* _What you need to do_
Quote only the span from the first line of the entries to the line containing "from matplotlib.patches import FancyBboxPatch", both ends kept. Leave every picture out.

* _Dataset excerpt_

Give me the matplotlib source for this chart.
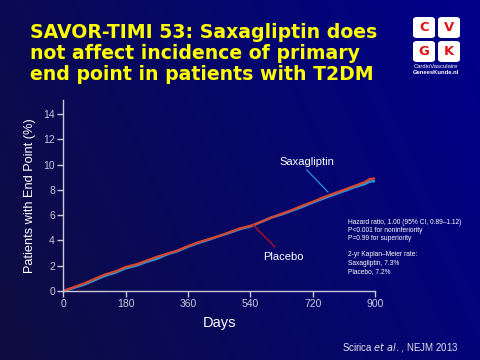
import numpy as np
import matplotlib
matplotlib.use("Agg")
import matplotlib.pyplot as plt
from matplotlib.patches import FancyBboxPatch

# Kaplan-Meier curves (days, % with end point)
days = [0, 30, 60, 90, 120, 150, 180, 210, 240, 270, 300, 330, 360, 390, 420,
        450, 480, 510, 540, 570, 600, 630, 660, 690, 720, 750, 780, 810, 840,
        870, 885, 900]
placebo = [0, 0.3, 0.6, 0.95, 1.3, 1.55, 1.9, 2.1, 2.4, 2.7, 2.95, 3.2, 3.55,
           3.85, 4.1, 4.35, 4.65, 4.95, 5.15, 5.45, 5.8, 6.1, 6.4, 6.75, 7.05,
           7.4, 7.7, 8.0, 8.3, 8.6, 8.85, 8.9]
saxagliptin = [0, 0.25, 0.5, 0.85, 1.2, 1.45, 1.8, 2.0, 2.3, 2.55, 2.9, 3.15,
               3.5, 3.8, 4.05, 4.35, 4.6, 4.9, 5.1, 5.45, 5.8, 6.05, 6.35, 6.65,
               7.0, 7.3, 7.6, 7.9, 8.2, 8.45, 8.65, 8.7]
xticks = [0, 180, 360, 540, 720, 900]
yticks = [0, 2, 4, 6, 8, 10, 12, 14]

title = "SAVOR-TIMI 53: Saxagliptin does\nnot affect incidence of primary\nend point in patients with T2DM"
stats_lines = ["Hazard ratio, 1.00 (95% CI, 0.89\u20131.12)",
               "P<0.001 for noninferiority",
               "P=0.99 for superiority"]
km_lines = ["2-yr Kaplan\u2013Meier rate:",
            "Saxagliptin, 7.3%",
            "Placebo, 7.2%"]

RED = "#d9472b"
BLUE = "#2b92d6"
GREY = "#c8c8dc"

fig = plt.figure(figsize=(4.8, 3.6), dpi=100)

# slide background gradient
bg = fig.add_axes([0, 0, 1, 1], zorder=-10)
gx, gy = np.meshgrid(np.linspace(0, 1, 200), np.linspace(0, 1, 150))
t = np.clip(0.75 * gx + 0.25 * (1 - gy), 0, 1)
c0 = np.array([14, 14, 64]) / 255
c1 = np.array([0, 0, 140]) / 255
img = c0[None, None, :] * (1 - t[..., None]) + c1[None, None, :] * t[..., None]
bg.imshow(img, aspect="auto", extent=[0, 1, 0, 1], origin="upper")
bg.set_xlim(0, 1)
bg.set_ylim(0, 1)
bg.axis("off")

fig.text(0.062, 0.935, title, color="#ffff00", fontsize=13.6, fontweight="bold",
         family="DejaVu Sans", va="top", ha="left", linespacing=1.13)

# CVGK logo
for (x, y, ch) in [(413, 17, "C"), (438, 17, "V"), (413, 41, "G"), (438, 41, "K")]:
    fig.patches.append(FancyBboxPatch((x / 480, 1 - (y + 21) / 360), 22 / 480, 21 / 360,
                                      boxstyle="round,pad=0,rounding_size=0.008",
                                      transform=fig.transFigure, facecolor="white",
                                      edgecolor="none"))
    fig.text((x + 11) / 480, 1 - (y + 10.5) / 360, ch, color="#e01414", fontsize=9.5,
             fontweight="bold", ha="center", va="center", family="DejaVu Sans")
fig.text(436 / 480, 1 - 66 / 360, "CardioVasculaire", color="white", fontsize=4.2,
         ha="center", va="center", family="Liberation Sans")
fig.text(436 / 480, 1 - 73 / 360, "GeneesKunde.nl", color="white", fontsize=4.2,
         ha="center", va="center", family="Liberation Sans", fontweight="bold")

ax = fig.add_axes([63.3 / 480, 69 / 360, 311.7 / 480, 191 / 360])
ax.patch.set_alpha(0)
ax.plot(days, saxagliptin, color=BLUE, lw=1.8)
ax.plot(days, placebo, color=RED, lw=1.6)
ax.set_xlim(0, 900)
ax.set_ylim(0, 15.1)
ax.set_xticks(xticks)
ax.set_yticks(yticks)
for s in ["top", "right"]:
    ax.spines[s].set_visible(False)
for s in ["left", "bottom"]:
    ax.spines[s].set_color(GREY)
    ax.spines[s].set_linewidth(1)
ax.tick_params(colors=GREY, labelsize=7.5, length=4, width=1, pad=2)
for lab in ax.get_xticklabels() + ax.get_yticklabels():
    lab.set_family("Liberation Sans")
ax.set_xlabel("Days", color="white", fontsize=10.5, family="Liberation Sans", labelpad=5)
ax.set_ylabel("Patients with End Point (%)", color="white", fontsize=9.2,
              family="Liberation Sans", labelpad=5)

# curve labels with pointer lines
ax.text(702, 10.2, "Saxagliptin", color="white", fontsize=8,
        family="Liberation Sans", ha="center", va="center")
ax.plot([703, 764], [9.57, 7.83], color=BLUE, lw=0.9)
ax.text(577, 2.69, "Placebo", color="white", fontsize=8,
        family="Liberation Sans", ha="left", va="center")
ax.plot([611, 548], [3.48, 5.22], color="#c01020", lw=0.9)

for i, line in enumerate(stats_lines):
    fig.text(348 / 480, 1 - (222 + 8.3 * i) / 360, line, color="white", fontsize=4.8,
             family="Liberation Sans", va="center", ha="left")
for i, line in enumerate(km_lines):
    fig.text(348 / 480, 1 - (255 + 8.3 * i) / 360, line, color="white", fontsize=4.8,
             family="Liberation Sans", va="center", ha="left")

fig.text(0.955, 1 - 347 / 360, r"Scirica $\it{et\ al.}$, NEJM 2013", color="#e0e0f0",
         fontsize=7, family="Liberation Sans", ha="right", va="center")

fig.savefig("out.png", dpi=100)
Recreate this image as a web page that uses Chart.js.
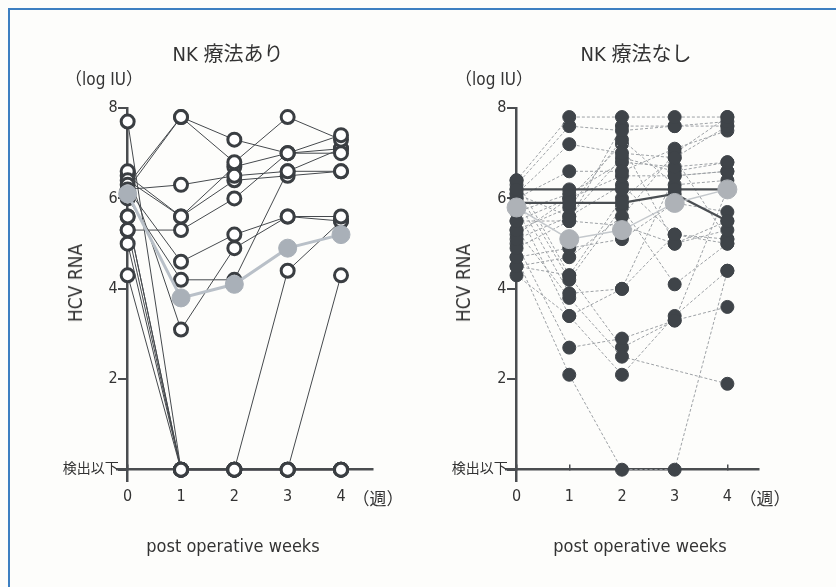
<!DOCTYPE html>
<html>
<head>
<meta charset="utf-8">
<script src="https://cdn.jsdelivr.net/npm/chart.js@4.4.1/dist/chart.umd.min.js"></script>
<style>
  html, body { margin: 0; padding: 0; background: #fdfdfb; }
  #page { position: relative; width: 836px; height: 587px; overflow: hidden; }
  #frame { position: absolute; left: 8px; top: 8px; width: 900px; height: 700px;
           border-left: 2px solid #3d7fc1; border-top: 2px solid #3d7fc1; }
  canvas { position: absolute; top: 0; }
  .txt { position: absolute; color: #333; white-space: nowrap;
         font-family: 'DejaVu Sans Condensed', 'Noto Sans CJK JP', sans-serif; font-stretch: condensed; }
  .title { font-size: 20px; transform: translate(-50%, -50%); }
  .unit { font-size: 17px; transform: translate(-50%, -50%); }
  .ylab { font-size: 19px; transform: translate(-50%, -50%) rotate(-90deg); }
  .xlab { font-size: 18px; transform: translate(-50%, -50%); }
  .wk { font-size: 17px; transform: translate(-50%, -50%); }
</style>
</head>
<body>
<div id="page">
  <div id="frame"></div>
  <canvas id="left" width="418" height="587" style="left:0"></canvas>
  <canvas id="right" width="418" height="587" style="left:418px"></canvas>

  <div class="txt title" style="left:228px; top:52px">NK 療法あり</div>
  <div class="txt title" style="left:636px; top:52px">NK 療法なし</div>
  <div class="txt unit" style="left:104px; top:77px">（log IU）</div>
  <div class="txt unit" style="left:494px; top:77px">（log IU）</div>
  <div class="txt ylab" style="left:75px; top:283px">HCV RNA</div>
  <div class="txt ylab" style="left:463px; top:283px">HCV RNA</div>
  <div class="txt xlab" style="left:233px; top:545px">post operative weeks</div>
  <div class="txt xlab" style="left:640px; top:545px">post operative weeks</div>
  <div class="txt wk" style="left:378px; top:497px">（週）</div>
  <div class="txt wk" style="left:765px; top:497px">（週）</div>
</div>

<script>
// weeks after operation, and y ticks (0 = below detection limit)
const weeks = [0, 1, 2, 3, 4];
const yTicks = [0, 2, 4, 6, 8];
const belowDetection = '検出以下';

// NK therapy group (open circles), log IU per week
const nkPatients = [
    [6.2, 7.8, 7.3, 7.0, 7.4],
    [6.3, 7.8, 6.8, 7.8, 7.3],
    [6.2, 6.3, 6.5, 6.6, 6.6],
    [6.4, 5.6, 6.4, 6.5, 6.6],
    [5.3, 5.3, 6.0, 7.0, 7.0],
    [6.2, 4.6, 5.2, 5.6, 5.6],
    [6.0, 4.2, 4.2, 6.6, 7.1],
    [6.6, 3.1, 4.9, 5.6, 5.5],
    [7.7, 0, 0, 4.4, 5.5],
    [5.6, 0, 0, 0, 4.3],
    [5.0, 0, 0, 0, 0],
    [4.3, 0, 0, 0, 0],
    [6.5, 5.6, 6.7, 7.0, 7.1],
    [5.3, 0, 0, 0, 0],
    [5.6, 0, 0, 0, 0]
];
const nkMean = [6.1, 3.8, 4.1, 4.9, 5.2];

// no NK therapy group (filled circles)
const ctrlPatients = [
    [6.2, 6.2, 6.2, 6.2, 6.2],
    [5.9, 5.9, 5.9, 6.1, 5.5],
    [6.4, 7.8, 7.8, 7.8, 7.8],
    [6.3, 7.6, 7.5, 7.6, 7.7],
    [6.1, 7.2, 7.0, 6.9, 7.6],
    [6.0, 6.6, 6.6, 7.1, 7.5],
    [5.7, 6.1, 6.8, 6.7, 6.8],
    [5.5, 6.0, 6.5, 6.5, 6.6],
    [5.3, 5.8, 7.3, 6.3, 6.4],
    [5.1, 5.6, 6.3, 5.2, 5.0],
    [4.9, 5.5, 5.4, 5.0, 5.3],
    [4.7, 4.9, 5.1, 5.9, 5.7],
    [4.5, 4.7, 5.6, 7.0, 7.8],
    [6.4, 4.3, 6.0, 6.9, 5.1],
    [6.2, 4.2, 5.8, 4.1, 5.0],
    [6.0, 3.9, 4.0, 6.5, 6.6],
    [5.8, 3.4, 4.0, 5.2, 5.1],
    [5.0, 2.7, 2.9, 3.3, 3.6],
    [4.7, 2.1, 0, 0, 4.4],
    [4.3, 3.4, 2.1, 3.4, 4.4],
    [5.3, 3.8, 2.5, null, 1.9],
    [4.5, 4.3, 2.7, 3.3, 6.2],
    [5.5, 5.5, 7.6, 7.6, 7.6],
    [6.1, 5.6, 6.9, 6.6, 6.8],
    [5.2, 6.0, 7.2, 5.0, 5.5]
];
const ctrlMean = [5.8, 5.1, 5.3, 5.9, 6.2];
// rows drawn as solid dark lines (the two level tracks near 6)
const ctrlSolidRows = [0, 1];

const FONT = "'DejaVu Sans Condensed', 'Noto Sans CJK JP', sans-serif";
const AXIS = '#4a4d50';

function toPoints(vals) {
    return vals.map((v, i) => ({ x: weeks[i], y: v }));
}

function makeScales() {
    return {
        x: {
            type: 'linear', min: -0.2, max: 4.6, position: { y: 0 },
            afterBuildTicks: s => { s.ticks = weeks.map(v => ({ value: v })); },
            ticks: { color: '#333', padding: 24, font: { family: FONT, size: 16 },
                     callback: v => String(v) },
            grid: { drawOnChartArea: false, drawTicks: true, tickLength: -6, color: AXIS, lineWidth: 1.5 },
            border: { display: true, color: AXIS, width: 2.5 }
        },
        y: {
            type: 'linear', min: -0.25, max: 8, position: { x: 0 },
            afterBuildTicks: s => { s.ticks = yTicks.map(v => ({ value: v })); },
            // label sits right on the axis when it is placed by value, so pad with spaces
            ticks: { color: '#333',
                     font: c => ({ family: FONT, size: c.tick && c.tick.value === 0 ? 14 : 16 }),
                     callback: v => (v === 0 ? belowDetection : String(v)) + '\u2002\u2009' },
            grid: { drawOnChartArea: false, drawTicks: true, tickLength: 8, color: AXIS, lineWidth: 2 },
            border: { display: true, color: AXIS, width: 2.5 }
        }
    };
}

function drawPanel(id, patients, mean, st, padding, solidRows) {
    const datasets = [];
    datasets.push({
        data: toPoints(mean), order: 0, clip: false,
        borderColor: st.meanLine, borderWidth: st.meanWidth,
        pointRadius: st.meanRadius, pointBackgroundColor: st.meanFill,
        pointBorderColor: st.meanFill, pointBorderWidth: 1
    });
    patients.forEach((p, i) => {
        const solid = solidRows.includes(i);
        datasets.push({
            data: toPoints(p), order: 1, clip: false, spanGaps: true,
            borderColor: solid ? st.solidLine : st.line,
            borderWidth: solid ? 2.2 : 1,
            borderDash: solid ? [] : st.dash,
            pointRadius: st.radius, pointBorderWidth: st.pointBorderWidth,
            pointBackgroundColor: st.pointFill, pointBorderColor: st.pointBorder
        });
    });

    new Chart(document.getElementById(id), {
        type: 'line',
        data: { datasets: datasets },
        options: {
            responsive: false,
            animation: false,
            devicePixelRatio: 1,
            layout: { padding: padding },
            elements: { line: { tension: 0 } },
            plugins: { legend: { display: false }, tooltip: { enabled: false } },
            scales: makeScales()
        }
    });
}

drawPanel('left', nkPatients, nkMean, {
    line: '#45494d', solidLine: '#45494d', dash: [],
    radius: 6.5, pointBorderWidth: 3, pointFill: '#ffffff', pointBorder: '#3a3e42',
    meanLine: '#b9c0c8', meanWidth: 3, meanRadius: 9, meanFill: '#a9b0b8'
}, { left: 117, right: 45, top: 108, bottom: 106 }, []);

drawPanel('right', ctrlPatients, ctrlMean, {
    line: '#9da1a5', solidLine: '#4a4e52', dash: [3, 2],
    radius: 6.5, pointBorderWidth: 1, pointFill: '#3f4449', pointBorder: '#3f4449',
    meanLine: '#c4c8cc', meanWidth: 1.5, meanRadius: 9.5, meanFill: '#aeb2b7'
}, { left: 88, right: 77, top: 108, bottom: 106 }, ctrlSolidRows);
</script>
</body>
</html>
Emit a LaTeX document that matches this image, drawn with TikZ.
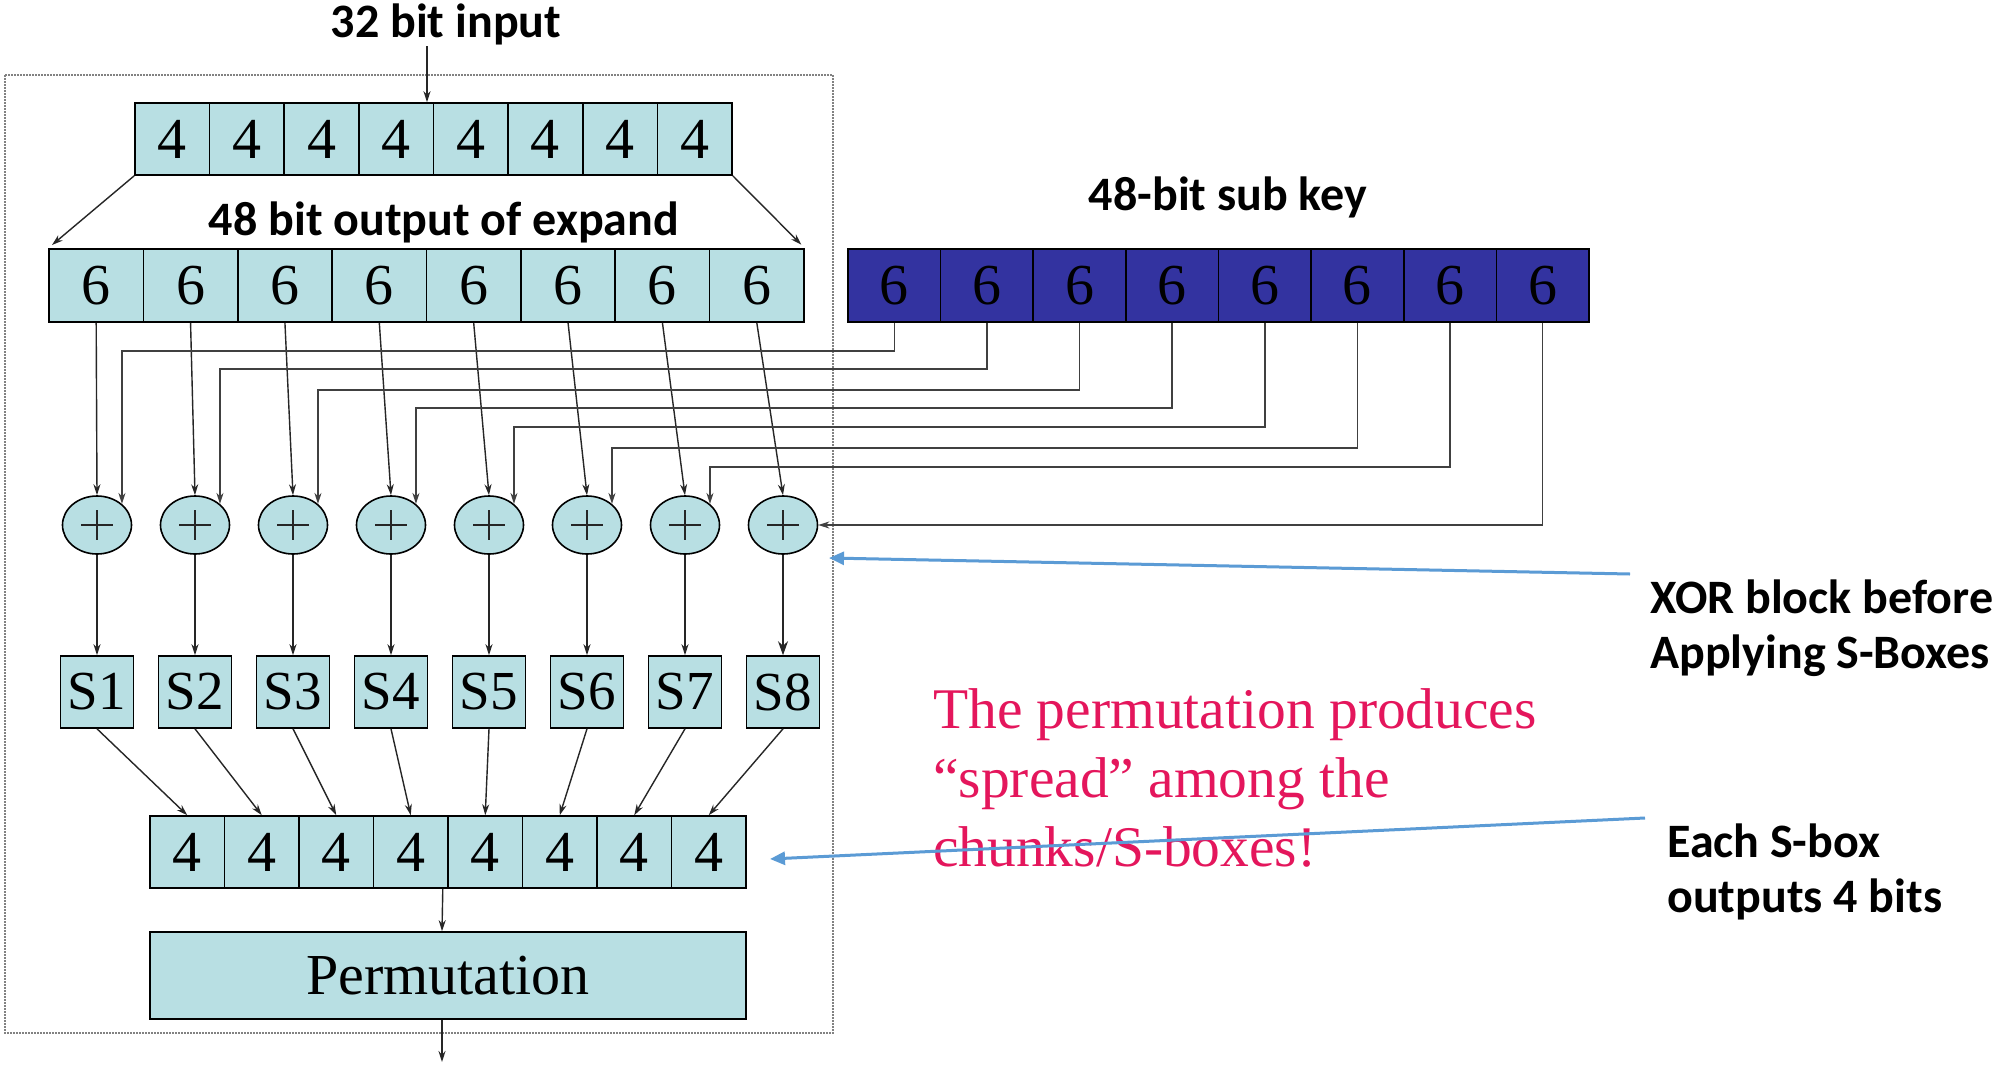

* _Solved exercise_
Give me the matplotlib source for this chart.
import numpy as np
import matplotlib
matplotlib.use("Agg")
import matplotlib.pyplot as plt
from matplotlib.patches import FancyBboxPatch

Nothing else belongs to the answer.